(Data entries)
§

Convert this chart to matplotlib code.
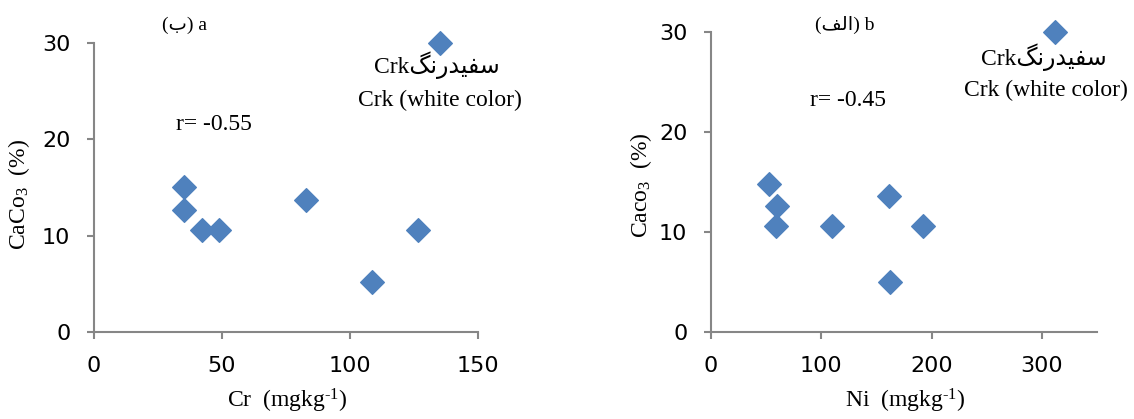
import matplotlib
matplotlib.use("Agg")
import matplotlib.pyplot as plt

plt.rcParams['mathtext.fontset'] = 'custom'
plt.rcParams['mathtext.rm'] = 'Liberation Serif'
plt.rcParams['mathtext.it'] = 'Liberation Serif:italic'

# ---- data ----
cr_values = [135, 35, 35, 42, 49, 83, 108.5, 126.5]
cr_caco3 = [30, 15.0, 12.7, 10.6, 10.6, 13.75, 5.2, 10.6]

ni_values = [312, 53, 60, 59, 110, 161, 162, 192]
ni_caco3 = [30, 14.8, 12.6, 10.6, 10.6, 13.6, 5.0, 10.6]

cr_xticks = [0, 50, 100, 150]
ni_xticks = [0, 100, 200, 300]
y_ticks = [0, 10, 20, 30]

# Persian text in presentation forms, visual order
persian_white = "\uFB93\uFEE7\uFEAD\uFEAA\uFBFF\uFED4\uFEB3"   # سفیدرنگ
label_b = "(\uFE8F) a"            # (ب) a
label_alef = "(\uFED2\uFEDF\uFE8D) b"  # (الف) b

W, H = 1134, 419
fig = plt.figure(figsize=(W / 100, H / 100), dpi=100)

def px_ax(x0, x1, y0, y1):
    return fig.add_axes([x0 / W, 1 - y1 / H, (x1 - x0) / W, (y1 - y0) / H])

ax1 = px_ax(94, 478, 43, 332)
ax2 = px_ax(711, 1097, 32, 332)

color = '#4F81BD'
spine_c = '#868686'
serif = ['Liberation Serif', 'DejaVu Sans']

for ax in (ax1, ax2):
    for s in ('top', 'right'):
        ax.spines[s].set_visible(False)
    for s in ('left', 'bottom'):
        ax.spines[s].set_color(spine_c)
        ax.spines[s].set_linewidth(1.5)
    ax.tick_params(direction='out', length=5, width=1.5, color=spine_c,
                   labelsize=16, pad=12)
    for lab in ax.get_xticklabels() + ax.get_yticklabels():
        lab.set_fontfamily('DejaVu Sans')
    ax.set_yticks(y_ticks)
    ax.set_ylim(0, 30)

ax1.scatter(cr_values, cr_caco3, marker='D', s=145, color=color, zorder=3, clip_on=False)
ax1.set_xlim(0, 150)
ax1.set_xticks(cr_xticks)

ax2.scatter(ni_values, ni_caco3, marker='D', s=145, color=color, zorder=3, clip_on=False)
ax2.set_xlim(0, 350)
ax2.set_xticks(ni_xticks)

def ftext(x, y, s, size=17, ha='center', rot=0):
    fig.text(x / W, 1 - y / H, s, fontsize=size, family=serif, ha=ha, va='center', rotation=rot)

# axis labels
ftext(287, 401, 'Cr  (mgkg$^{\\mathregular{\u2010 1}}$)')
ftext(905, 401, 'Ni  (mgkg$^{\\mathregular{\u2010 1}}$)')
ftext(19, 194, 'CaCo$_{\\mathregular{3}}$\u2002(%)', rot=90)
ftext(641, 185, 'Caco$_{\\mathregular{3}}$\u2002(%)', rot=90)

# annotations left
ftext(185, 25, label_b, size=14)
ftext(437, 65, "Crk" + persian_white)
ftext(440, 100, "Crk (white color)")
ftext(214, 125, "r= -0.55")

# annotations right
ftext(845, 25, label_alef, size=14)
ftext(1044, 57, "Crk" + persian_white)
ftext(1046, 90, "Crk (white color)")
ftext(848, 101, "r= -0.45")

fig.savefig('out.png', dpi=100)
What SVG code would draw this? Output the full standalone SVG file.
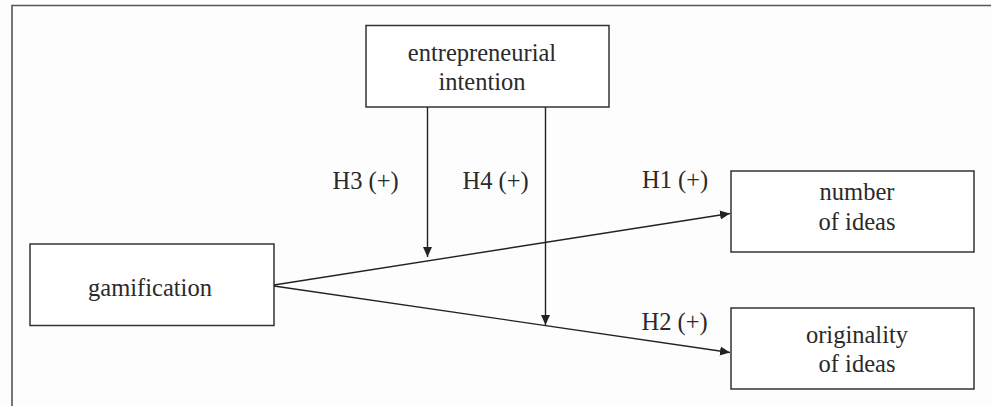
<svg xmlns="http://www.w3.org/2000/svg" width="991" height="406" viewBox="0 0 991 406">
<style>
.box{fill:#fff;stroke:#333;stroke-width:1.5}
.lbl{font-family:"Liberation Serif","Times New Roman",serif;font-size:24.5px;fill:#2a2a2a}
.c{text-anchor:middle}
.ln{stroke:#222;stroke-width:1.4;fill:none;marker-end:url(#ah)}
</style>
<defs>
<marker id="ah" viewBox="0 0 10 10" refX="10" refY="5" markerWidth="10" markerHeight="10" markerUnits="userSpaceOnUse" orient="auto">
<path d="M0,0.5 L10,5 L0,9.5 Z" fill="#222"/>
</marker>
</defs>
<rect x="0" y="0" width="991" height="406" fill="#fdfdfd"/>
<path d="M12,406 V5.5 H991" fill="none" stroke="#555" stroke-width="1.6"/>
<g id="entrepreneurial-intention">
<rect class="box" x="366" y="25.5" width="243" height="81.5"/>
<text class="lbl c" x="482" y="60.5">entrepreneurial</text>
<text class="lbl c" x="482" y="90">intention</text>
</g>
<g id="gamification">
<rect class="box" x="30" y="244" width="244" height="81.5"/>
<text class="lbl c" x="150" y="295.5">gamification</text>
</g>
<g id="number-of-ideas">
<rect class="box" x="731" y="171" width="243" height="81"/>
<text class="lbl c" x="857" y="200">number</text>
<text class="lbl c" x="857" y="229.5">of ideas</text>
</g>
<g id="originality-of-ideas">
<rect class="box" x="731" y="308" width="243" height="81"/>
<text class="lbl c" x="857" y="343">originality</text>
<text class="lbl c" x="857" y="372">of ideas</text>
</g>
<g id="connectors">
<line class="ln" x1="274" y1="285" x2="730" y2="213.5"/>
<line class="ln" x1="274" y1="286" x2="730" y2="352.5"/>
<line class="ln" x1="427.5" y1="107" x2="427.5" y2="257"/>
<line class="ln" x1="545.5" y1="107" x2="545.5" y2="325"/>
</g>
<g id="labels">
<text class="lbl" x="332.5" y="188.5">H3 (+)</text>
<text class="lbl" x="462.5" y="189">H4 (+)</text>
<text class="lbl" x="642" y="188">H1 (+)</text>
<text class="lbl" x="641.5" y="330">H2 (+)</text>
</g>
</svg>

§

Exercise prompt
Determine how many lines include the word "this" and report that number by itself.

Full response
2